Just another deadass company and one that I will never directly work for
I think it's awesome some people have found such a place, more power to them/you, but having so little to do is a very alien concept to me.
translation: "we want you to work harder and spend 2 hours a day commuting to an uncomfortable office to make us more money"
I would quit over just the existence of this video if it had been authored by the company I work at.
The great thing about free markets however is that companies that offer remote working have a great competitive advantage by virtue of that alone.
However, there haven't been any long term studies on "innovation", if you can even define that, and how it fares with remote work. There is also no long term data on how new people to the industry will do starting their career remotely. I know personally I would not be where I am if I weren't in the office near senior people at the start of my career. But I also know that there are ways to replicate that ad-hoc learning with remote work.
I'm not sure they mean to start a RTO Krewe, but it sure feels like they're calling out the WFH Krewe.
Related: has any contested RTO on a disability basis?
Oh and additionally, they've been running at less than a skeleton crew for the last couple years. Choosing to hire overseas contractors that can't due the full job due to HIPPA requirements. They are trying to get people to quit so they don't have to pay severance.
Lots of bean counters and HR types, though.
My second thought was their CEO looks like someone named Chester who isn't legally allowed near children.
My third thought was they made the finals of weird videos to be mocked on Last Week Tonight when it comes back in February.
Conclusion: They jumped their own shark in a way Elon would find difficult to attain so I don't think anyone good would want to RTO to work for them anyhow.
*CEO stops talking... extremely cringe workers dancing with a greenscreen backdrop... google meet "no one else is here; because we are all in person now!" and... their interpretation of the lyrics to the background song*.
Wow. What a close, awful.
Truly awful.
--
However to defend them a little, I personally have noticed that the people who routinely come to the office tend to be better informed and have more realistic expectations of what is possible.
It's true that being in-person can paper over communication gaps, and you can argue that those gaps shouldn't exist; but they do. Additionally, while I am CTO of a remote-first company there starts becoming a knowledge and culture imbalance with the people who are capable of going to the office from time-to-time.
It's also true that we need a lot of positive interactions as humans, and we tend to have micro-positive interactions more often in person, usually when we reach out to someone over text chat or have a meeting it's somewhat negative. My psychologist once told me it takes 9 good interactions to offset 1 bad one, which is probably not grounded in science but I think the proportions are something like that; and it seems like we are more prone to communicate more often negatively if there is any friction in making that communication.
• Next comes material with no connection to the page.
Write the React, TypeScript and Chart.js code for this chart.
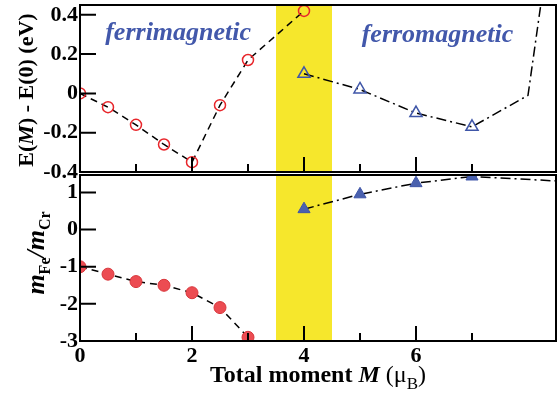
import React, { useEffect, useRef } from "react";
import { Chart, registerables } from "chart.js";

Chart.register(...registerables);

// ---- data ----
const momentFerriTop = [0, 0.5, 1, 1.5, 2, 2.5, 3, 4];
const energyFerri = [0, -0.07, -0.16, -0.26, -0.35, -0.06, 0.17, 0.42];
const momentFerroTop = [4, 5, 6, 7, 8, 8.5];
const energyFerro = [0.1, 0.02, -0.1, -0.17, -0.01, 1.0];
const ferroTopMarked = [true, true, true, true, false, false];

const momentFerriBot = [0, 0.5, 1, 1.5, 2, 2.5, 3];
const ratioFerri = [-1.0, -1.2, -1.4, -1.5, -1.7, -2.1, -2.9];
const momentFerroBot = [4, 5, 6, 7, 8.5];
const ratioFerro = [0.55, 0.95, 1.25, 1.43, 1.31];
const ferroBotMarked = [true, true, true, true, false];

const xMajorTicks = [0, 2, 4, 6];
const xMinorTicks = [1, 3, 5, 7];
const bandRange = [3.5, 4.5];
const phaseLabels = ["ferrimagnetic", "ferromagnetic"];

const FONT = '"Liberation Serif", "Times New Roman", serif';
const BAND = "#f6e72c";
const RED = "#e8262b";
const RED_FILL = "#ec4c52";
const BLUE = "#3f56a8";
const BLUE_FILL = "#4a61ae";
const TEXT_BLUE = "#4258ab";

function pts(xs: number[], ys: number[]) {
  return xs.map((x, i) => ({ x, y: ys[i] }));
}

function makeFramePlugin(cfg: {
  yMajor: (v: number) => boolean;
  labels?: { text: string; x: number; y: number }[];
}) {
  return {
    id: "frame",
    beforeDatasetsDraw(chart: any) {
      const { ctx, chartArea, scales } = chart;
      const x0 = scales.x.getPixelForValue(bandRange[0]);
      const x1 = scales.x.getPixelForValue(bandRange[1]);
      ctx.save();
      ctx.fillStyle = BAND;
      ctx.fillRect(x0, chartArea.top, x1 - x0, chartArea.bottom - chartArea.top);
      ctx.restore();
    },
    afterDatasetsDraw(chart: any) {
      const { ctx, chartArea, scales } = chart;
      const { left, right, top, bottom } = chartArea;
      ctx.save();
      ctx.strokeStyle = "#000";
      ctx.lineWidth = 2;
      ctx.beginPath();
      for (const t of scales.y.ticks) {
        const py = scales.y.getPixelForValue(t.value);
        const len = cfg.yMajor(t.value) ? 16 : 8;
        ctx.moveTo(left, py);
        ctx.lineTo(left + len, py);
      }
      for (const v of xMajorTicks) {
        const px = scales.x.getPixelForValue(v);
        ctx.moveTo(px, bottom);
        ctx.lineTo(px, bottom - 15);
      }
      for (const v of xMinorTicks) {
        const px = scales.x.getPixelForValue(v);
        ctx.moveTo(px, bottom);
        ctx.lineTo(px, bottom - 8);
      }
      ctx.stroke();
      ctx.strokeRect(left, top, right - left, bottom - top);
      if (cfg.labels) {
        ctx.fillStyle = TEXT_BLUE;
        ctx.font = `italic bold 26px ${FONT}`;
        ctx.textAlign = "left";
        ctx.textBaseline = "alphabetic";
        for (const l of cfg.labels) {
          ctx.fillText(l.text, scales.x.getPixelForValue(l.x), scales.y.getPixelForValue(l.y));
        }
      }
      ctx.restore();
    },
  };
}

const isMult = (v: number, step: number) => Math.abs(Math.round(v / step) * step - v) < 1e-6;

export default function App() {
  const topRef = useRef<HTMLCanvasElement>(null);
  const botRef = useRef<HTMLCanvasElement>(null);

  useEffect(() => {
    const xScaleBase = {
      type: "linear" as const,
      min: 0,
      max: 8.5,
      grid: { display: false, drawTicks: false },
      border: { display: false },
    };

    const topChart = new Chart(topRef.current!, {
      type: "scatter",
      data: {
        datasets: [
          {
            data: pts(momentFerriTop, energyFerri),
            showLine: true,
            borderColor: "#000",
            borderWidth: 1.5,
            borderDash: [7, 5],
            pointStyle: "circle",
            pointRadius: 5.5,
            pointBorderWidth: 1.5,
            pointBorderColor: RED,
            pointBackgroundColor: "rgba(0,0,0,0)",
          } as any,
          {
            data: pts(momentFerroTop, energyFerro),
            showLine: true,
            borderColor: "#000",
            borderWidth: 1.5,
            borderDash: [10, 4, 2, 4],
            pointStyle: "triangle",
            pointRadius: ferroTopMarked.map((m) => (m ? 7 : 0)),
            pointBorderWidth: 1.5,
            pointBorderColor: BLUE,
            pointBackgroundColor: "rgba(0,0,0,0)",
            clip: 0,
          } as any,
        ],
      },
      options: {
        animation: false,
        responsive: false,
        layout: { autoPadding: false, padding: { top: 5, bottom: 28, left: 0, right: 1 } },
        plugins: { legend: { display: false }, tooltip: { enabled: false } },
        scales: {
          x: { ...xScaleBase, display: false, ticks: { stepSize: 1 } },
          y: {
            type: "linear",
            min: -0.4,
            max: 0.45,
            grid: { display: false, drawTicks: false },
            border: { display: false },
            ticks: {
              stepSize: 0.1,
              includeBounds: false,
              padding: 2,
              color: "#000",
              font: { family: FONT, size: 22, weight: "bold" },
              callback: (v: any) => (isMult(Number(v), 0.2) ? String(Math.round(Number(v) * 10) / 10) : ""),
            },
            afterFit: (s: any) => {
              s.width = 80;
              s.paddingTop = 0;
              s.paddingBottom = 0;
            },
          },
        },
      } as any,
      plugins: [
        makeFramePlugin({
          yMajor: (v) => isMult(v, 0.2),
          labels: [
            { text: phaseLabels[0], x: 0.45, y: 0.27 },
            { text: phaseLabels[1], x: 5.03, y: 0.26 },
          ],
        }) as any,
      ],
    });

    const botChart = new Chart(botRef.current!, {
      type: "scatter",
      data: {
        datasets: [
          {
            data: pts(momentFerriBot, ratioFerri),
            showLine: true,
            borderColor: "#000",
            borderWidth: 1.5,
            borderDash: [7, 5],
            pointStyle: "circle",
            pointRadius: 6,
            pointBorderWidth: 1,
            pointBorderColor: "#d8363b",
            pointBackgroundColor: RED_FILL,
          } as any,
          {
            data: pts(momentFerroBot, ratioFerro),
            showLine: true,
            borderColor: "#000",
            borderWidth: 1.5,
            borderDash: [10, 4, 2, 4],
            pointStyle: "triangle",
            pointRadius: ferroBotMarked.map((m) => (m ? 7 : 0)),
            pointBorderWidth: 1,
            pointBorderColor: BLUE,
            pointBackgroundColor: BLUE_FILL,
          } as any,
        ],
      },
      options: {
        animation: false,
        responsive: false,
        layout: { autoPadding: false, padding: { top: 15, bottom: 0, left: 0, right: 1 } },
        plugins: { legend: { display: false }, tooltip: { enabled: false } },
        scales: {
          x: {
            ...xScaleBase,
            ticks: {
              stepSize: 1,
              includeBounds: false,
              padding: 2,
              maxRotation: 0,
              autoSkip: false,
              color: "#000",
              font: { family: FONT, size: 22, weight: "bold" },
              callback: (v: any) => (xMajorTicks.includes(Number(v)) ? String(v) : ""),
            },
            afterFit: (s: any) => {
              s.height = 53;
              s.paddingLeft = 0;
              s.paddingRight = 0;
            },
          },
          y: {
            type: "linear",
            min: -3,
            max: 1.47,
            grid: { display: false, drawTicks: false },
            border: { display: false },
            ticks: {
              stepSize: 0.5,
              includeBounds: false,
              padding: 2,
              color: "#000",
              font: { family: FONT, size: 22, weight: "bold" },
              callback: (v: any) => (isMult(Number(v), 1) ? String(Math.round(Number(v))) : ""),
            },
            afterFit: (s: any) => {
              s.width = 80;
              s.paddingTop = 0;
              s.paddingBottom = 0;
            },
          },
        },
      } as any,
      plugins: [makeFramePlugin({ yMajor: (v) => isMult(v, 1) }) as any],
    });

    return () => {
      topChart.destroy();
      botChart.destroy();
    };
  }, []);

  const rot = (cx: number, cy: number): React.CSSProperties => ({
    position: "absolute",
    left: cx,
    top: cy,
    transform: "translate(-50%, -50%) rotate(-90deg)",
    whiteSpace: "nowrap",
    fontFamily: FONT,
    color: "#000",
  });

  return (
    <div
      style={{
        position: "fixed",
        left: 0,
        top: 0,
        width: 557,
        height: 394,
        background: "#fff",
        overflow: "hidden",
      }}
    >
      <canvas ref={topRef} width={557} height={200} style={{ position: "absolute", left: 0, top: 0 }} />
      <canvas ref={botRef} width={557} height={234} style={{ position: "absolute", left: 0, top: 160 }} />

      <div style={{ ...rot(26, 90), fontSize: 22, lineHeight: "22px", fontWeight: "bold" }}>
        E(<i>M</i>) - E(0) (eV)
      </div>

      <div style={{ ...rot(37, 253), fontSize: 26, lineHeight: "26px", fontWeight: "bold" }}>
        <i>m</i>
        <span style={{ fontSize: 16, fontStyle: "normal", position: "relative", top: 6 }}>Fe</span>
        <i>/m</i>
        <span style={{ fontSize: 16, fontStyle: "normal", position: "relative", top: 6 }}>Cr</span>
      </div>

      <div
        style={{
          position: "absolute",
          left: 80,
          width: 476,
          top: 362,
          textAlign: "center",
          whiteSpace: "nowrap",
          fontFamily: FONT,
          fontSize: 24,
          lineHeight: "24px",
          fontWeight: "bold",
          color: "#000",
        }}
      >
        Total moment <i>M</i>{" "}
        <span style={{ fontWeight: "normal" }}>
          (μ<span style={{ fontSize: 17, position: "relative", top: 7 }}>B</span>)
        </span>
      </div>
    </div>
  );
}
I would like us to have some form of strongly flexible work, but I am not certain that this is possible... it's essentially "worst of both worlds" where we have an expensive office that is barely used and people can't live where they really want to.
I guess co-working is the way to solve the former, but it doesn't help with the latter. Though co-working spaces can be as expensive for 1 week as taking a whole month anyway. :(
Sarcasm aside, capitalism at work, really nothing to see here. They'll lose employees from the demand to work in office for the various reasons, and maybe it'll affect their bottom line, and maybe they'll learn some lessons. Or maybe they whither by not moving with the times. The websites they create are nothing that couldn't be lost.